In your original post you only sited your problem with the note you found. You didn't really give all that much insight into other issues you were having with your dd. It sounds, actually, like you're at least in a good situation with your exh, in that he respects your parenting decisions and will back you up with dd. My exh never did that up until this past year. Thankfully, he's mostly an absent parent so my rules supercede his anyway.
The only comments you made that I really feel uncomfortable with is your dislike of teens as a whole. I think that this dislike of teens in general has become the norm in our society. You're always hearing of people complaining "well, I have teenagers" as if that explains everything wrong in our lives. Teens are in a very difficult place. Besides the crap they see on TV and MTV, they have all the authority figures in thier lives telling them to grow up and be responsible, start making decisions about thier futures, etc. Then, in the next breath, the parents and educators are trying to micromanage everything they do and interrupt every decision they make. I think it can be very frustrating when parents expect two completely different behaviors from them. We want them to start acting like a young adult, yet we still treat them like they are children. We expect them to make wise decisions yet we never allow them the opportunity to make a mistake and learn from thier mistakes.

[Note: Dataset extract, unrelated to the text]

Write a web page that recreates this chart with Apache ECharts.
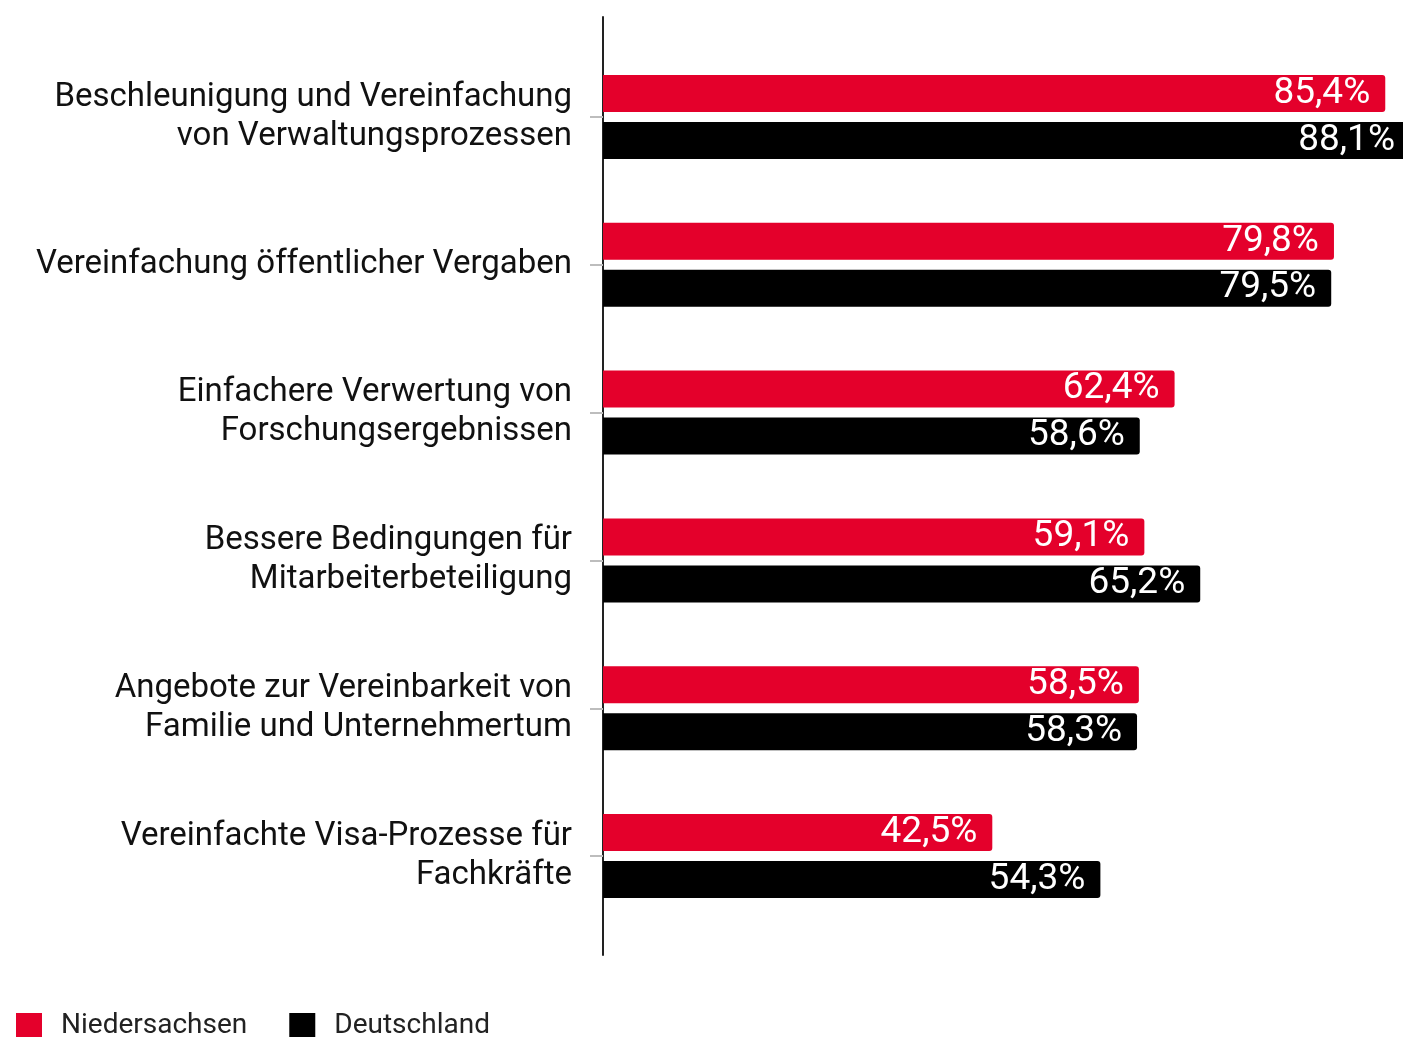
<!DOCTYPE html>
<html>
<head>
<meta charset="utf-8">
<script src="https://cdn.jsdelivr.net/npm/echarts@6/dist/echarts.min.js"></script>
<style>
  html, body { margin: 0; padding: 0; background: #fff; }
  #chart { width: 1403px; height: 1037px; }
</style>
</head>
<body>
<div id="chart"></div>
<script>
// Kategorien (von oben nach unten)
var categories = [
  "Beschleunigung und Vereinfachung\nvon Verwaltungsprozessen",
  "Vereinfachung öffentlicher Vergaben",
  "Einfachere Verwertung von\nForschungsergebnissen",
  "Bessere Bedingungen für\nMitarbeiterbeteiligung",
  "Angebote zur Vereinbarkeit von\nFamilie und Unternehmertum",
  "Vereinfachte Visa-Prozesse für\nFachkräfte"
];
var seriesNames = ["Niedersachsen", "Deutschland"];
var niedersachsen = [85.4, 79.8, 62.4, 59.1, 58.5, 42.5];
var deutschland = [88.1, 79.5, 58.6, 65.2, 58.3, 54.3];

var RED = "#e4002b";
var BLACK = "#000000";

var myChart = echarts.init(document.getElementById("chart"));

function fmt(p) {
  return p.value.toFixed(1).replace(".", ",") + "%";
}

function barSeries(name, data, color) {
  return {
    name: name,
    type: "bar",
    xAxisIndex: 0,
    yAxisIndex: 0,
    data: data,
    barWidth: 37,
    barGap: "27%",
    clip: false,
    itemStyle: {
      color: color,
      borderRadius: [0, 3, 3, 0]
    },
    label: {
      show: true,
      position: "insideRight",
      distance: 15,
      color: "#fff",
      fontFamily: "Roboto",
      fontSize: 37,
      padding: [2, 0, 0, 0],
      formatter: fmt
    }
  };
}

var option = {
  backgroundColor: "#fff",
  animation: false,
  legend: {
    left: 16,
    top: 1012,
    padding: 0,
    itemWidth: 26,
    itemHeight: 26,
    itemGap: 42,
    icon: "rect",
    data: seriesNames,
    textStyle: {
      fontFamily: "Roboto",
      fontSize: 28,
      color: "#222",
      padding: [6, 0, 0, 14]
    }
  },
  grid: [
    { left: 603, width: 916, top: 43, bottom: 107, outerBoundsMode: "none", containLabel: false },
    // nur für die durchgehende Achsenlinie
    { left: 603, right: 0, top: 17, bottom: 82, outerBoundsMode: "none", containLabel: false }
  ],
  xAxis: [
    { type: "value", gridIndex: 0, min: 0, max: 100, show: false },
    { type: "value", gridIndex: 1, show: false }
  ],
  yAxis: [
    {
      type: "category",
      gridIndex: 0,
      inverse: true,
      data: categories,
      axisLine: { show: false },
      axisTick: {
        show: true,
        alignWithLabel: true,
        length: 13,
        lineStyle: { color: "#bdbdbd", width: 2 }
      },
      axisLabel: {
        margin: 31,
        fontFamily: "Roboto",
        fontSize: 33,
        lineHeight: 39,
        color: "#111",
        align: "right",
        padding: [6, 0, 0, 0]
      }
    },
    {
      type: "value",
      gridIndex: 1,
      axisLine: { show: true, lineStyle: { color: "#222", width: 2 } },
      axisTick: { show: false },
      axisLabel: { show: false },
      splitLine: { show: false }
    }
  ],
  series: [
    barSeries(seriesNames[0], niedersachsen, RED),
    barSeries(seriesNames[1], deutschland, BLACK)
  ]
};

myChart.setOption(option);
window.addEventListener("resize", function () {
  myChart.resize();
});
</script>
</body>
</html>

I just think that if you have certain rules and/or guidelines for your dd, and she knows them, who cares if she whines about it to everyone else? Just carry on, try not to allow her to drag you into her pitiful arguments. It's hard, I know, I have two teen dd's, both whom have tried to 'work' the divorce card on me over the years, even though they have a great stepdad. Kids will use whatever tool they have. For that matter, so do adults - manipulation is not a tool used only by teens.
Teens are people too and they deserve respect IMO, until they do something that's not deserving of respect, just like trust. We as adults expect everyone we meet to respect us and let us have our own 'space', no matter what, without question. Yet, when it comes to kids and teens, why is it any different?
If your dd is misbehaving and you need to pull in the reigns, then by all means do so. However, I think that you will find parenting three teens more difficult if you parent from the stance that "your a teen, I'm a mom, you'll do what I say or else" and with the attitude that you "hate teenagers" in general. Because thier frontal cortex is still developing they are often unable to make well thought out decisions or think logically about situations. However, they still should have a right to thier own thoughts (like the note you found, phone calls whining to dad, etc.). We as adults DO have fully developed frontal cortex and we need to learn when to tune her out and carry on business as usual. Choose our battles and learn to let stuff roll off our backs.
Have your considered counseling as a way to get yourself some support as well as way to bounce these thoughts and concerns off a professional? We did family counseling a few years ago to address some issues with my 16dd and it really was like magic for both my H and me. We learned simple ways of not letting her get to us or push our buttons. And without fail, she did just what the counselor did - she learned to change her methods of manipulation towards us. Not to say she's perfect, she's a TT with the added burden of also having some neuro-bio disorders. Anyway, the counseling definitely helped me. Good luck.